На бронзовых плечах...

Живое — мы узнаем по вздоху. Везде у Передреева за обрушивающимися на человека ритмами времени — размеренно-тяжкими или бравурно-торжественными, деловито-четкими или торопливо-веселыми — везде ощущаем мы существо, отзывающееся на каждый удар ритма, вздрагиваю­щее при каждом ударе, никак не умеющее ни к чему привыкнуть, вписаться, притерпеться...

В одном из слабейших вариантов этой коллизии Передреев прибегнет к красивому, так сказать, сравнению, он напишет о парке, об «организованных огнях» увесе­лений, он скажет: «кружусь на карусели, кружусь, кружусь на неживых конях!» И сразу запахнет плохо усвоенным Есениным. Ибо неживые эти кони у Передреева — как раз красивость, дань старательной поэтич­ности, попытка украсить правду. В лучших и неповторимо передреевских стихах ощу­щение живого героя возникает помимо и без участия специальной образно­сти—от самого пульса стиха возникает. «И на одном глухом вокзале заснул, как мертвый, среди дня, и среди дня ботинки сня­ли, ботинки новые с меня...» Словно закли­нает окружающих мальчишка, что ехал в город Севастополь в морскую школу поступать и попал в такую беду... Вся правда —в изумленной его наивности, в том, как доверчиво он спрашивает: "Ну, как я в город Севастополь таким поеду бо­сяком?!«— в том, как упрямо твердит, повторяет свое, не в силах успокоиться, привыкнуть, притерпеться.
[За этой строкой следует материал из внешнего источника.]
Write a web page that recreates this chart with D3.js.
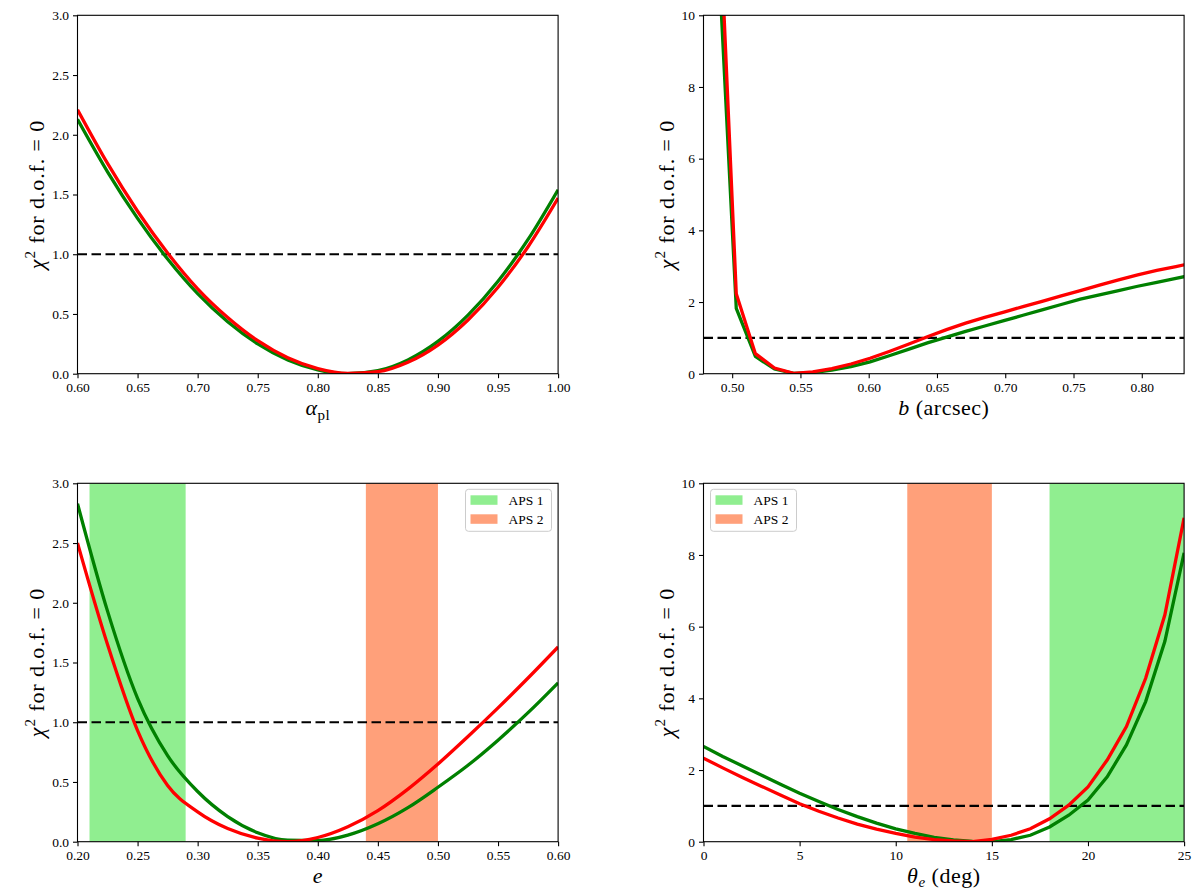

А вот его дыхание, когда он ведет мыслен­ный разговор с шофером: «А я закуриваю веско, я — будь спо­коен, заплачу! А он дает на всю железку, а я, откинувшись, молчу. А он поглядывает косо, а я поглядываю вдаль, а я кусаю папиросу, соображаю, что же дать...» Все держится на анафорическом ритме, и в этих повторах опять воссоздается упрямый пульс живого существа, которое на каждый удар ритма отзывается: «а я...»

Это вот взаимопроникновение и взаимодействие внешнего ритма и внутреннего пульса составляет драматическую суть и неповторимый рисунок поэзии Передреева. Это и сообщает его стихам ощущение подлинности — в фактах и в чувствах. И делает поэзией рассказанную им про­стецкую биографию парня с ок­раины, который помнит еще деревню, где остались, наверное, деды, дядьки и другие многочисленные родственники, который по­бывал наверняка и в Братске, и на Севере, и на целине — везде, куда бросала его мо­лодость в наше стремительное время, кото­рый работал и шофером, и бетонщиком, и по химическому делу, и по крестьянскому, и в солдатах, а оставался всюду человеком — веч­но удивленным, вечно беспокойным, вечно непримиримым и — живым.